TASK DESCRIPTION
Search the listing below for the word "this" and copy each line that holds it.

[Rows from a dataset of charts and code]
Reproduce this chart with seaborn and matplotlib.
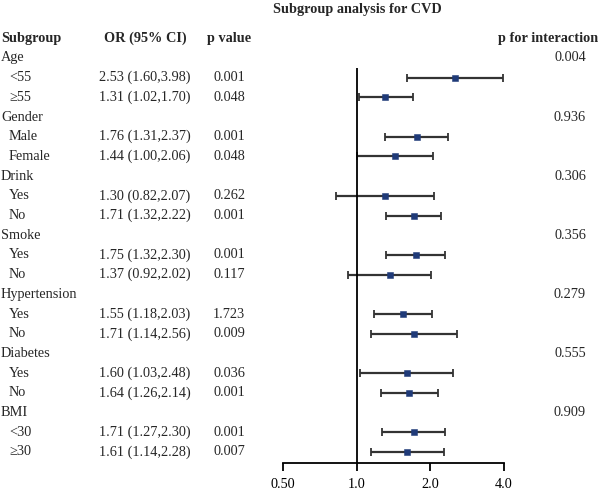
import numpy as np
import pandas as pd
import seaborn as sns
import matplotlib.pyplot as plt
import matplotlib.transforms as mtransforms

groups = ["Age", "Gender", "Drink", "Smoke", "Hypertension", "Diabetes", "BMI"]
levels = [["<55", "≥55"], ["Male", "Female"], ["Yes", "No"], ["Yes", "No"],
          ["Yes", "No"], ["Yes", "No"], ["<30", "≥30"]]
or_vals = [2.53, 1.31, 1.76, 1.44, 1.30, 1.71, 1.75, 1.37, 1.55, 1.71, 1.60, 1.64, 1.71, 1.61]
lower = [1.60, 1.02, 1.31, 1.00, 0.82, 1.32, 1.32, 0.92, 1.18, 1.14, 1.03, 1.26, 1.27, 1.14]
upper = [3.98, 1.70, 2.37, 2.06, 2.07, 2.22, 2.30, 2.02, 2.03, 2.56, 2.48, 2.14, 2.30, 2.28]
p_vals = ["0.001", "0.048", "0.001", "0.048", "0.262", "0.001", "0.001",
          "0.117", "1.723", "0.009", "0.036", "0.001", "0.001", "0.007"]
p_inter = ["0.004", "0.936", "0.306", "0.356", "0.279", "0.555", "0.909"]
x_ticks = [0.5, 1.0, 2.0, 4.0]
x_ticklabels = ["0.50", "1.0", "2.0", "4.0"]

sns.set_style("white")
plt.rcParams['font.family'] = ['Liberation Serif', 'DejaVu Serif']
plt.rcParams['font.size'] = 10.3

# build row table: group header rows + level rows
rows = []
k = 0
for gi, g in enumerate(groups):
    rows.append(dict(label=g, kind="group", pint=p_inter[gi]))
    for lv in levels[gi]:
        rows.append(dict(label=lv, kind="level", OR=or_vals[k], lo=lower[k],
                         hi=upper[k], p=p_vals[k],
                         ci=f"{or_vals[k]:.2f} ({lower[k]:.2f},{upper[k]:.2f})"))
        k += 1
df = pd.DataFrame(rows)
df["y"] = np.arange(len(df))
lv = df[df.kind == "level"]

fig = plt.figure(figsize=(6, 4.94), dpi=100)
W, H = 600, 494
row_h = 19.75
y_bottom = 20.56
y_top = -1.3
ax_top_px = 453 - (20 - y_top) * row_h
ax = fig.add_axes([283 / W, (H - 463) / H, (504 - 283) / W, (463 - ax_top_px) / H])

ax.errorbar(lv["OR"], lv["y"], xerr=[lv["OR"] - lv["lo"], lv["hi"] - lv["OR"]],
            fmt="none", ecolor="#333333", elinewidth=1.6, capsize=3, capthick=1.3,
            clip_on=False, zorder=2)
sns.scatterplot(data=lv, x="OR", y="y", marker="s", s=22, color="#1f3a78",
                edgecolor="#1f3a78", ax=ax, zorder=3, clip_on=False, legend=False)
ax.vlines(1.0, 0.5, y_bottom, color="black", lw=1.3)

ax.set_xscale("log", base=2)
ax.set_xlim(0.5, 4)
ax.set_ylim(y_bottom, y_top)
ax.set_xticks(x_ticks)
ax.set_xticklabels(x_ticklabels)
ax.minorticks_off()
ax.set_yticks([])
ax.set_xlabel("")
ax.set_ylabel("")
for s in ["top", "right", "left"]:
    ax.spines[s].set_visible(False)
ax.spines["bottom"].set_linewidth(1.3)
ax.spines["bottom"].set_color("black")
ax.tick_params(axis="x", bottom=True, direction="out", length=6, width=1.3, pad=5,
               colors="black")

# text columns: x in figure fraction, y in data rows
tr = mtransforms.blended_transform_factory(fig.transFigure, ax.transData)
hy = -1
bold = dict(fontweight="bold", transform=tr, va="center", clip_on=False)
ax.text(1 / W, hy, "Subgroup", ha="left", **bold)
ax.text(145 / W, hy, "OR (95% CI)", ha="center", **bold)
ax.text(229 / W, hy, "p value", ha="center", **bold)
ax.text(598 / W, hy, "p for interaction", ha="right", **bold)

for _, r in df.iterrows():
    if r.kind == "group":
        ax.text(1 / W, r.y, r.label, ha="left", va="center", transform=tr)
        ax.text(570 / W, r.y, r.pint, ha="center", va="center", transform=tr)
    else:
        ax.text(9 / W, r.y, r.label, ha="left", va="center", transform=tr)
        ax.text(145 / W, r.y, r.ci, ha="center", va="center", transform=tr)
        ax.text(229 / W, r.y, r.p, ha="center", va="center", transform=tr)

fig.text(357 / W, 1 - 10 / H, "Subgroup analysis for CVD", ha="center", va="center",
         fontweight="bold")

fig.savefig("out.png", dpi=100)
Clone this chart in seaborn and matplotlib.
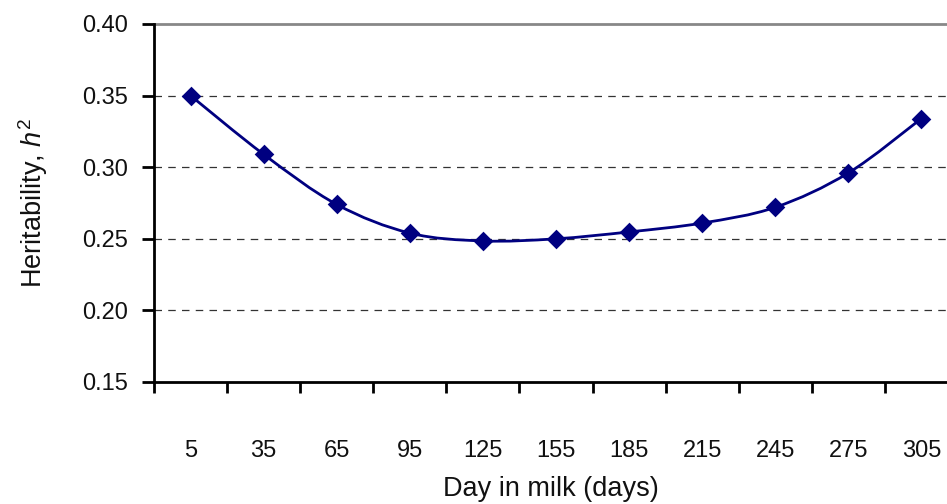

COMPLETE RESPONSE
Reproduce this chart with seaborn and matplotlib.
Clone this chart in seaborn and matplotlib.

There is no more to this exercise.